I was thinking about moderation in PieFed after reading @rimu@piefed.social mention he doesn’t want NSFW content because it creates more work to moderate. But if done right, moderation shouldn’t fall heavily on admins at all.
One of the biggest flaws of Reddit is the imbalance between users and moderators—it leads to endless reliance on automods, AI filters, and the usual complaints about power-mods. Most federated platforms just copy that model instead of proven alternatives like Discourse’s trust level system.
On Discourse, moderation power gets distributed across active, trusted users. You don’t see the same tension between "users vs. mods," and it scales much better without requiring admins to constantly police content. That sort of system feels like a much healthier direction for PieFed.

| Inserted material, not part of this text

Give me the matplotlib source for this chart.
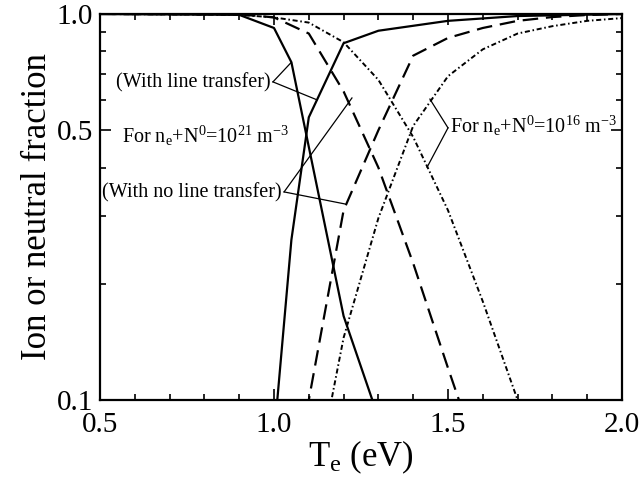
import numpy as np
import matplotlib
matplotlib.use("Agg")
import matplotlib.pyplot as plt
from matplotlib.ticker import FixedLocator, NullFormatter

plt.rcParams['font.family'] = ['Liberation Serif', 'DejaVu Serif']
plt.rcParams['mathtext.fontset'] = 'custom'
plt.rcParams['mathtext.rm'] = 'Liberation Serif'
plt.rcParams['mathtext.it'] = 'Liberation Serif:italic'

# n_e+N0 = 1e21, with line transfer (solid)
te_lt_neu = [0.5, 0.9, 1.0, 1.05, 1.2, 1.3]
frac_lt_neu = [1.0, 0.995, 0.92, 0.75, 0.165, 0.09]
te_lt_ion = [1.0, 1.05, 1.1, 1.2, 1.3, 1.5, 1.7, 2.0]
frac_lt_ion = [0.08, 0.26, 0.54, 0.84, 0.905, 0.96, 0.988, 1.0]

# n_e+N0 = 1e21, no line transfer (dashed)
te_nlt_neu = [0.5, 0.9, 1.0, 1.1, 1.2, 1.3, 1.4, 1.5, 1.6]
frac_nlt_neu = [1.0, 0.998, 0.98, 0.89, 0.63, 0.40, 0.226, 0.121, 0.066]
te_nlt_ion = [1.05, 1.1, 1.2, 1.3, 1.4, 1.5, 1.6, 1.7, 1.8, 1.9, 2.0]
frac_nlt_ion = [0.06, 0.10, 0.31, 0.50, 0.78, 0.867, 0.92, 0.96, 0.982, 0.994, 1.0]

# n_e+N0 = 1e16 (dash-dot)
te_16_neu = [0.5, 0.9, 1.0, 1.1, 1.2, 1.3, 1.4, 1.5, 1.6, 1.7, 1.75]
frac_16_neu = [1.0, 0.995, 0.98, 0.95, 0.845, 0.675, 0.48, 0.31, 0.18, 0.10, 0.075]
te_16_ion = [1.1, 1.2, 1.3, 1.4, 1.5, 1.6, 1.7, 1.8, 1.9, 2.0]
frac_16_ion = [0.05, 0.145, 0.296, 0.513, 0.69, 0.81, 0.89, 0.93, 0.96, 0.976]

x_ticks = [0.5, 1.0, 1.5, 2.0]
x_ticklabels = ['0.5', '1.0', '1.5', '2.0']
y_ticks = [0.1, 0.5, 1.0]
y_ticklabels = ['0.1', '0.5', '1.0']

fig = plt.figure(figsize=(6.42, 4.79), dpi=100)
ax = fig.add_axes([100/642, 1-400/479, 522/642, 386/479])
ax.set_yscale('log')

lw = 1.6
ax.plot(te_lt_neu, frac_lt_neu, 'k-', lw=lw)
ax.plot(te_lt_ion, frac_lt_ion, 'k-', lw=lw)
ax.plot(te_nlt_neu, frac_nlt_neu, 'k', lw=lw, dashes=(7, 3.5))
ax.plot(te_nlt_ion, frac_nlt_ion, 'k', lw=lw, dashes=(7, 3.5))
ax.plot(te_16_neu, frac_16_neu, 'k', lw=1.4, dashes=(2.6, 1.4, 0.8, 1.4))
ax.plot(te_16_ion, frac_16_ion, 'k', lw=1.4, dashes=(2.6, 1.4, 0.8, 1.4))

ax.set_xlim(0.5, 2.0)
ax.set_ylim(0.1, 1.0)
ax.set_xticks(x_ticks)
ax.set_xticklabels(x_ticklabels)
ax.xaxis.set_minor_locator(FixedLocator(np.arange(0.6, 2.0, 0.1)))
ax.set_yticks(y_ticks)
ax.set_yticklabels(y_ticklabels)
ax.yaxis.set_minor_locator(FixedLocator([0.2, 0.3, 0.4, 0.6, 0.7, 0.8, 0.9]))
ax.yaxis.set_minor_formatter(NullFormatter())
ax.tick_params(which='both', direction='in', top=True, right=True, labelsize=21, width=1.2)
ax.tick_params(which='major', length=8)
ax.tick_params(which='minor', length=4)
ax.tick_params(axis='x', pad=9)
ax.tick_params(axis='y', pad=5)
for s in ax.spines.values():
    s.set_linewidth(1.6)

ax.set_xlabel(r'T$_\mathrm{e}$ (eV)', fontsize=25, labelpad=0)
ax.set_ylabel('Ion or neutral fraction', fontsize=25, labelpad=2)

fs = 14.5
tl = dict(color='k', lw=0.9)
# with line transfer
ax.text(0.99, 0.647, '(With line transfer)', ha='right', va='baseline', fontsize=fs)
ax.plot([0.997, 1.05], [0.667, 0.75], **tl)
ax.plot([0.997, 1.124], [0.667, 0.599], **tl)
# n = 1e21 label
ax.text(0.563, 0.463, r'For n$_\mathrm{e}$+N$^\mathrm{0}$=10$^\mathrm{21}$ m$^\mathrm{-3}$',
        ha='left', va='baseline', fontsize=fs)
# with no line transfer
ax.text(1.022, 0.335, '(With no line transfer)', ha='right', va='baseline', fontsize=fs)
ax.plot([1.029, 1.224], [0.346, 0.606], **tl)
ax.plot([1.029, 1.204], [0.346, 0.322], **tl)
# n = 1e16 label
ax.text(1.505, 0.492, r'For n$_\mathrm{e}$+N$^\mathrm{0}$=10$^\mathrm{16}$ m$^\mathrm{-3}$',
        ha='left', va='baseline', fontsize=fs, clip_on=False)
ax.plot([1.5, 1.448], [0.507, 0.602], **tl)
ax.plot([1.5, 1.44], [0.507, 0.401], **tl)

fig.savefig('out.png', dpi=100)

Implementing this system could involve establishing trust levels based on user engagement within each community. Users could earn these trust levels by spending time reading discussions. This could either be community-specific—allowing users to build trust in different communities—or instance-wide, giving a broader trust recognition based on overall activity across the instance. However, if not executed carefully, this could lead to issues such as overmoderation similar to Stack Overflow, where genuine contributions may be stifled, or it might encourage karma farming akin to Reddit, where users attempt to game the system using bots to repost popular content repeatedly.
Worth checking out this related discussion:
Rethinking Moderation: A Call for Trust Level Systems in the Fediverse.
And when used correctly, them being a great boon - e.g. users can set up automated keyword filters (allowing None, All, or even just Some of the content through), which is a decision made by oneself not someone else.
Community mods likewise choose whatever they are comfortable with - e.g. if you dislike people who downvote literally every post in the community, then it helps to have tools to detect and put a stop to that. The main thing there is (it seems to me) to remain on top of understanding and making appropriate use of the tool so that it isn't doing something that you do not approve of - e.g. in the aforementioned example perhaps downvoting two posts in the community should not trigger a ban (however short in duration) whereas downvoting twenty should (so then what about 10? 5?).